Do adverts show harmful gender stereotypes?

Continuing our Personal, Social , Health and Economic education (P.S.H.E)  on understanding the possible dangers of stereotyping, today, Robins analysed different adverts.

First Mr Lo discussed how new laws have been put in place.

On 14 June 2019, a new rule was introduced into the UK Code of Non-broadcast Advertising and Direct & Promotional Marketing (CAP Code) and UK Code of Broadcast Advertising (BCAP Code), banning harmful gender stereotypes in advertisements.

We looked at some old adverts and discussed why the adverts could be harmful.

Weetabix advert

  • George –> The girls were just playing with diaries and dolls whilst boys were just superheroes (stereotyping)
  • Daisy W –>  The girl was shaming the boy because she said that he was too small for chocolate Weetabix.
  • Max –>  The girl said that cos she’s older she gets to have more stuff than him. (unequal)
  • Daisy C –>  The boy was reading her diary and messing up her room.
  • Imogen –>  Girls were just wearing pink and the boys wearing blue.

Lego Friends Advert

  • Naz –> The problem was that there were no boys, it seems the toy was only aimed at girls.
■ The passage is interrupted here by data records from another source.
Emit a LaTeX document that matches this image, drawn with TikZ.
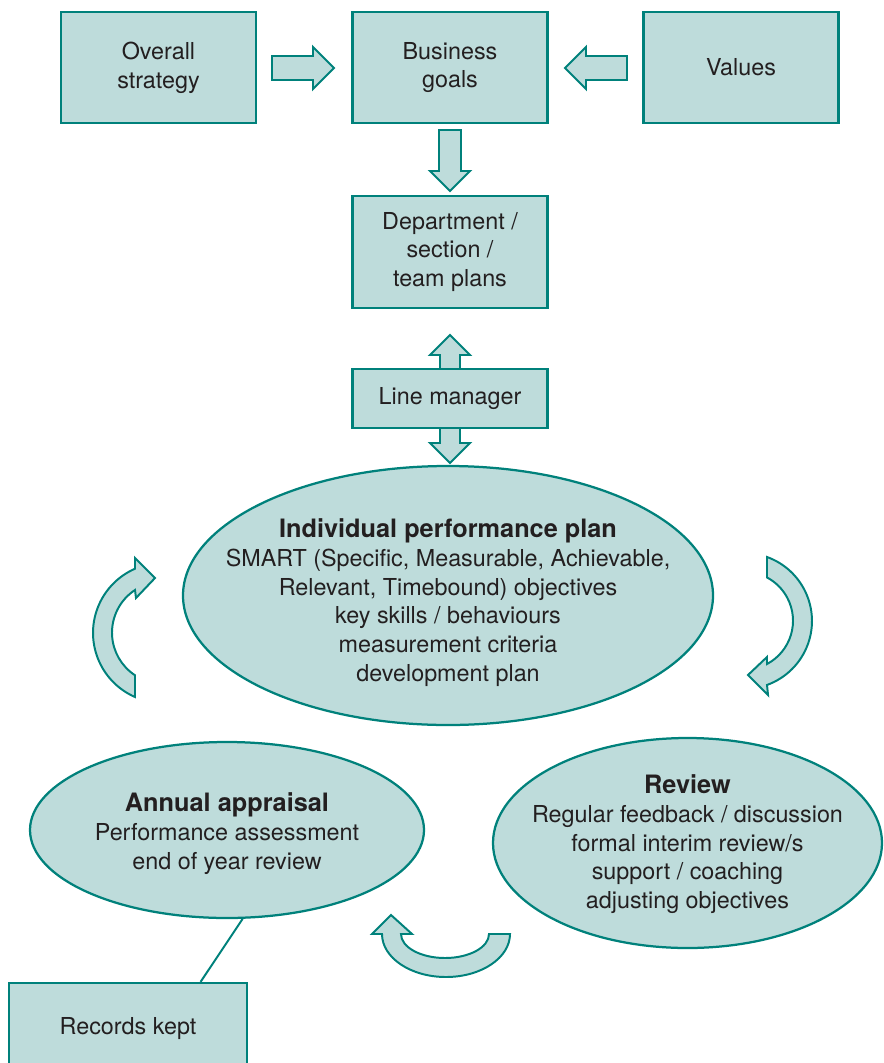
\documentclass[tikz,border=0pt]{standalone}
\usepackage{fontspec}
\setmainfont{TeX Gyre Heros}
\usetikzlibrary{shapes.geometric}
\definecolor{tealline}{HTML}{00817B}
\definecolor{tealfill}{HTML}{BEDCDB}
\definecolor{inktext}{HTML}{231F20}
\newcommand{\pxl}{0.025cm}
\newcommand{\ovaltitle}[1]{{\fontsize{18}{20.4}\selectfont\bfseries #1}}

\begin{document}
\begin{tikzpicture}[x=\pxl,y=-\pxl,
    every node/.style={font=\fontsize{16.6}{20.4}\selectfont,align=center,text=inktext},
    box/.style={draw=tealline,fill=tealfill,line width=1.6pt,inner sep=0pt,
      minimum width=195*\pxl,minimum height=111*\pxl},
    oval/.style={draw=tealline,fill=tealfill,line width=1.6pt,ellipse,inner sep=0pt},
    blockarrow/.style={draw=tealline,fill=tealfill,line width=1.4pt,line join=miter},
    link/.style={draw=tealline,line width=1.4pt}]
  \useasboundingbox (0,0) rectangle (883,1063);
  \clip (0,0) rectangle (883,1063);

  % top row
  \node[box] (overall) at (158.5,67.5) {Overall\\strategy};
  \node[box] (goals) at (450,67.5) {Business\\goals};
  \node[box] (values) at (741,67.5) {Values};
  \draw[blockarrow] (272,56) -- (313,56) -- (313,47) -- (334,68) -- (313,89) -- (313,80) -- (272,80) -- cycle;
  \draw[blockarrow] (627,56) -- (586,56) -- (586,47) -- (565,68) -- (586,89) -- (586,80) -- (627,80) -- cycle;

  % plans
  \draw[blockarrow] (439,130) -- (461,130) -- (461,171) -- (470,171) -- (450,191) -- (430,171) -- (439,171) -- cycle;
  \node[box,minimum height=112*\pxl] (dept) at (450,252) {Department /\\section /\\team plans};
  \draw[blockarrow] (450,335) -- (470,355) -- (460,355) -- (460,443) -- (470,443) -- (450,463)
    -- (430,443) -- (440,443) -- (440,355) -- (430,355) -- cycle;
  \node[box,minimum height=59*\pxl] (manager) at (450,398.5) {Line manager};

  % cycle
  \node[oval,minimum width=530*\pxl,minimum height=259*\pxl] (plan) at (448,595.5) {};
  \node[yshift=-5pt] (plantext) at (plan.center) {\ovaltitle{Individual performance plan}\\
    SMART (Specific, Measurable, Achievable,\\Relevant, Timebound) objectives\\key skills / behaviours\\
    measurement criteria\\development plan};
  \node[oval,minimum width=394*\pxl,minimum height=176*\pxl] (appraisal) at (227,830) {};
  \node[yshift=-2.5pt] (appraisaltext) at (appraisal.center) {\ovaltitle{Annual appraisal}\\
    Performance assessment\\end of year review};
  \node[oval,minimum width=389*\pxl,minimum height=210*\pxl] (review) at (687.5,843) {};
  \node[yshift=-1pt] (reviewtext) at (review.center) {\ovaltitle{Review}\\Regular feedback / discussion\\
    formal interim review/s\\support / coaching\\adjusting objectives};

  \draw[blockarrow] (135,697) arc[start angle=113.6,end angle=246.4,radius=70] -- (135,558) -- (155,578)
    -- (136,598) -- (135,590) arc[start angle=236.7,end angle=123.3,radius=51] -- cycle;
  \draw[blockarrow] (767,557) arc[start angle=-70.2,end angle=70.2,radius=68] -- (768,695) -- (748,675)
    -- (767,657) -- (767,664) arc[start angle=62,end angle=-62,radius=49] -- cycle;
  \draw[blockarrow] (510,934) arc[start angle=0,end angle=180,x radius=64,y radius=43] -- (372,934) -- (391,915)
    -- (412,934) -- (401,934) arc[start angle=180,end angle=0,x radius=44,y radius=24] -- cycle;

  % records
  \node[box,minimum width=238*\pxl,minimum height=92*\pxl] (records) at (128,1029) {Records kept};
  \draw[link] (appraisal.-80) -- (records.33);
\end{tikzpicture}
\end{document}
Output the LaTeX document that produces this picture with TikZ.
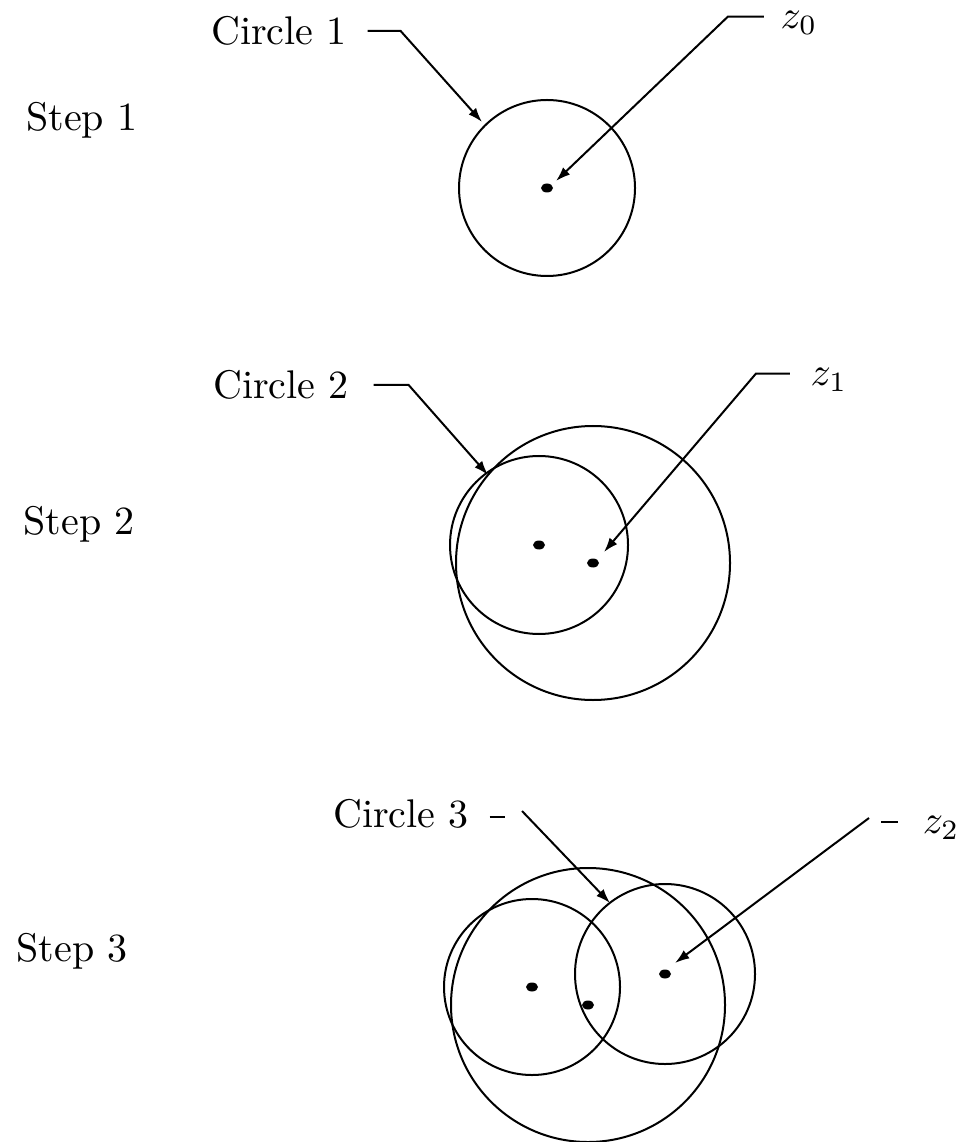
\documentclass[tikz,border=0pt]{standalone}
\usetikzlibrary{arrows.meta}
\tikzset{
  ring/.style={line width=0.5pt},
  leader/.style={line width=0.5pt,-{Latex[length=3.6pt,width=2.5pt]}},
  tick/.style={line width=0.5pt},
  lbl/.style={inner sep=0pt},
}

\begin{document}
\begin{tikzpicture}[x=0.25pt,y=-0.25pt]
  \useasboundingbox (0,0) rectangle (955,1142);

  % Step 1
  \node[lbl] (s1) at (82,120) {Step 1};
  \coordinate (a0) at (547,188);
  \draw[ring] (a0) circle[radius=88];
  \fill (a0) circle[x radius=6,y radius=4.5];
  \node[lbl] (c1lbl) at (279,31) {Circle 1};
  \node[lbl] (z0lbl) at (799,23) {$z_0$};
  \coordinate (c1tip) at (482,122);
  \coordinate (z0tip) at (556,181);
  \draw[leader] ([xshift=5pt]c1lbl.east) -- ++(33,0) -- (c1tip);
  \draw[leader] ([xshift=-4pt,yshift=1.6pt]z0lbl.west) -- ++(-36,0) -- (z0tip);

  % Step 2
  \node[lbl] (s2) at (79,524) {Step 2};
  \coordinate (b0) at (539,545);
  \coordinate (b1) at (593,563);
  \draw[ring] (b0) circle[radius=89];
  \draw[ring] (b1) circle[radius=137];
  \fill (b0) circle[x radius=6,y radius=4.5];
  \fill (b1) circle[x radius=6,y radius=4.5];
  \node[lbl] (c2lbl) at (281,385) {Circle 2};
  \node[lbl] (z1lbl) at (829,380) {$z_1$};
  \coordinate (c2tip) at (488,475);
  \coordinate (z1tip) at (604,552);
  \draw[leader] ([xshift=6pt]c2lbl.east) -- ++(35,0) -- (c2tip);
  \draw[leader] ([xshift=-5pt,yshift=1.6pt]z1lbl.west) -- ++(-34,0) -- (z1tip);

  % Step 3
  \node[lbl] (s3) at (72,951) {Step 3};
  \coordinate (d0) at (532,987);
  \coordinate (d1) at (588,1005);
  \coordinate (d2) at (665,974);
  \draw[ring] (d0) circle[radius=88];
  \draw[ring] (d1) circle[radius=137];
  \draw[ring] (d2) circle[radius=90];
  \fill (d0) circle[x radius=6,y radius=4.5];
  \fill (d1) circle[x radius=6,y radius=4.5];
  \fill (d2) circle[x radius=6,y radius=4.5];
  \node[lbl] (c3lbl) at (401,814) {Circle 3};
  \node[lbl] (z2lbl) at (941,828) {$z_2$};
  \draw[tick] ([xshift=5pt,yshift=-0.8pt]c3lbl.east) -- ++(15,0);
  \draw[tick] ([xshift=-6pt,yshift=1.5pt]z2lbl.west) -- ++(-17,0);
  \coordinate (c3from) at (522,811);
  \coordinate (c3tip) at (610,903);
  \coordinate (z2from) at (869,818);
  \coordinate (z2tip) at (675,963);
  \draw[leader] (c3from) -- (c3tip);
  \draw[leader] (z2from) -- (z2tip);
\end{tikzpicture}
\end{document}
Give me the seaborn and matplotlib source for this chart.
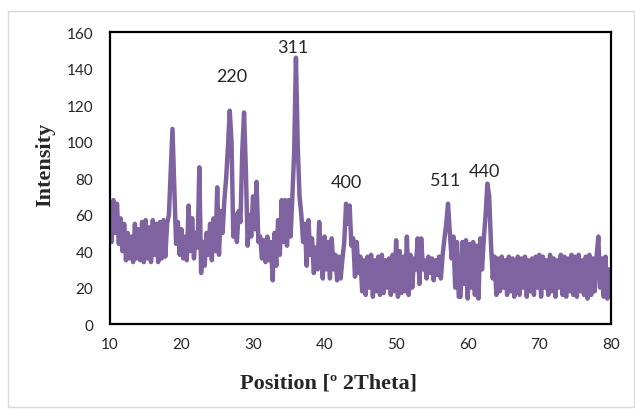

That makes it dangerous as we will believe only girls can play with these toys.
  • Scarlett –>  The advert is stereotyping that the Lego is only for girls  and the price is unreasonable.
  • Abdullahi –>  Most of the colours are just pink, yellow and orange.
  • Hollie –>  It also shows lack of diversity not a lot of ethnic minority support.


Asda Advert

  • Krista-->  The mum does everything and the husband does very little.
  • Jason -> She only got to relax once on Christmas day on all the other days she had to do everything.
  • Andrew –>  She’s the one who takes care of all the troubles and the children.
  • Firas –> Kids are quite badly behaved.
  • Max –> It looks like only mums go shopping and they are the ones that get very stressed.
  • Daisy W –>  It suggests that only Mums are important. Not everyone has a mum.